Short task:
Read the lines that follow and pick out every one containing the word "this".

Data excerpts:
══════

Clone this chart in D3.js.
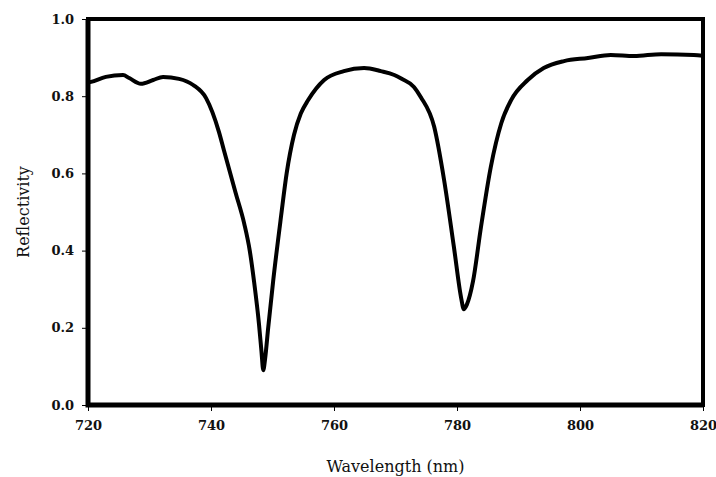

══════

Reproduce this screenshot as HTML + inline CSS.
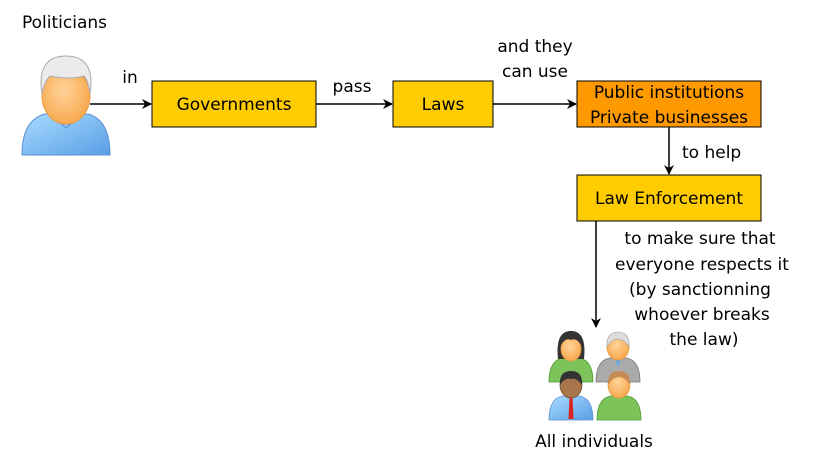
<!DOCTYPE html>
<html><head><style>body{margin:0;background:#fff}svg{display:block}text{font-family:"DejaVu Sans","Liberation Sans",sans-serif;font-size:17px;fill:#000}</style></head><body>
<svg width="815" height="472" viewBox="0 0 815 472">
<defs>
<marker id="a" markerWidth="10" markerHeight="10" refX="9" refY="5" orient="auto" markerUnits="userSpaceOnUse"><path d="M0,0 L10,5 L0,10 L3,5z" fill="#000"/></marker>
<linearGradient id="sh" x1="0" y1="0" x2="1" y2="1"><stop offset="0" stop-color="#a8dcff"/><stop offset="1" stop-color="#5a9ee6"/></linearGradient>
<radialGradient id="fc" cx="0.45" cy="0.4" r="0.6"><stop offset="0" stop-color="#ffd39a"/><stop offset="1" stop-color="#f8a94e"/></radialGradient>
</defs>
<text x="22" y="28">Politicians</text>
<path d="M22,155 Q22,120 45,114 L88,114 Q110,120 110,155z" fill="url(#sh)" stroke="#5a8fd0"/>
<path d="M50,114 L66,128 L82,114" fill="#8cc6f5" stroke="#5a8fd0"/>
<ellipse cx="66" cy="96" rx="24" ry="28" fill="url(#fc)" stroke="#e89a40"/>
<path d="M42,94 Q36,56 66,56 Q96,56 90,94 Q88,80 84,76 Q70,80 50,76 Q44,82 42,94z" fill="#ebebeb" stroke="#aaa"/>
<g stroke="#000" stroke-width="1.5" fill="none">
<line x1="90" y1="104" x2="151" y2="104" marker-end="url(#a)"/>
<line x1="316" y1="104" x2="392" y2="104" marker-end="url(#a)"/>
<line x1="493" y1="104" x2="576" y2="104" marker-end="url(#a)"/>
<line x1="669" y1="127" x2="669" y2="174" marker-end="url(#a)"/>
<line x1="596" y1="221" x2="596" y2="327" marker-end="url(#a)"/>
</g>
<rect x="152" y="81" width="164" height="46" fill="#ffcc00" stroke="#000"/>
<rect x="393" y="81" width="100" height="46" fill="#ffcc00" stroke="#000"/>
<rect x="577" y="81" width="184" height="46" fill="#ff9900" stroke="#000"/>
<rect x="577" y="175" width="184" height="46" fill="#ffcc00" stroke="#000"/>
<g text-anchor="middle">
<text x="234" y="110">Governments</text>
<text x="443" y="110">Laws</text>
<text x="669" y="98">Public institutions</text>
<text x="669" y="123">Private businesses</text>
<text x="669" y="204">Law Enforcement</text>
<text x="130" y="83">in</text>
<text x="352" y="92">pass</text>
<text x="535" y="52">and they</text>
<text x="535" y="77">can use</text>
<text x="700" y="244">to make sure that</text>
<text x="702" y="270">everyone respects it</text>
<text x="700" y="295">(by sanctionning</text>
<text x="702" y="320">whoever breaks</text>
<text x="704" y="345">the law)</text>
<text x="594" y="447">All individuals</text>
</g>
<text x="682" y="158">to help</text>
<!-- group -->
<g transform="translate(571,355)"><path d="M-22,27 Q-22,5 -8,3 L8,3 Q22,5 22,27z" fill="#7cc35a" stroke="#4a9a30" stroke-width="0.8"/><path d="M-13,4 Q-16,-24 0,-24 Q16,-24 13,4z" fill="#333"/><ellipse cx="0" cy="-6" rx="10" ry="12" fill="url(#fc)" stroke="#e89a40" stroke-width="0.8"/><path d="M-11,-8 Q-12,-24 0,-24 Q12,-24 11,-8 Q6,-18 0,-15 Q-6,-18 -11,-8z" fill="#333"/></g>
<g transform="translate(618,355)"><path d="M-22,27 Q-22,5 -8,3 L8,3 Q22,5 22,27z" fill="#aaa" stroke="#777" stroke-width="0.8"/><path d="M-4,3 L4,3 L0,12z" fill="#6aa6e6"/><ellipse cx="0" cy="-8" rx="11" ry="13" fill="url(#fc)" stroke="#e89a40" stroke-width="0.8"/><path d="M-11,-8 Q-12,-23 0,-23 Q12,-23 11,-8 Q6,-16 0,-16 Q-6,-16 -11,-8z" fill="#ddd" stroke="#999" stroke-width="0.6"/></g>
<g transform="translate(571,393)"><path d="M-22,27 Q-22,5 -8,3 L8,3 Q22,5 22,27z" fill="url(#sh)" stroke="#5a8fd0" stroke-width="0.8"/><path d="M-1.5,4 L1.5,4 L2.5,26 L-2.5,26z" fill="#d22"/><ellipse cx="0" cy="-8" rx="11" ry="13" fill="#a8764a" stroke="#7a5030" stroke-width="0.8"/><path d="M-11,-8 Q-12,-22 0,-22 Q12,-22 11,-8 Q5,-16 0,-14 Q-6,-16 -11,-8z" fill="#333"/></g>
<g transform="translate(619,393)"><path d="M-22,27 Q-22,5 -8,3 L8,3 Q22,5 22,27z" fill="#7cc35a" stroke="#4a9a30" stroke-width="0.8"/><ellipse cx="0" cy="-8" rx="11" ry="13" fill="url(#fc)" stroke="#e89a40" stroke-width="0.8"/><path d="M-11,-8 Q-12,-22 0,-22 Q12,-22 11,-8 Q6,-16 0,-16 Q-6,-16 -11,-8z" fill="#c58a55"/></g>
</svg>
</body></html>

══════

Finished exercise:
Clone this chart in D3.js.
Reproduce this screenshot as HTML + inline CSS.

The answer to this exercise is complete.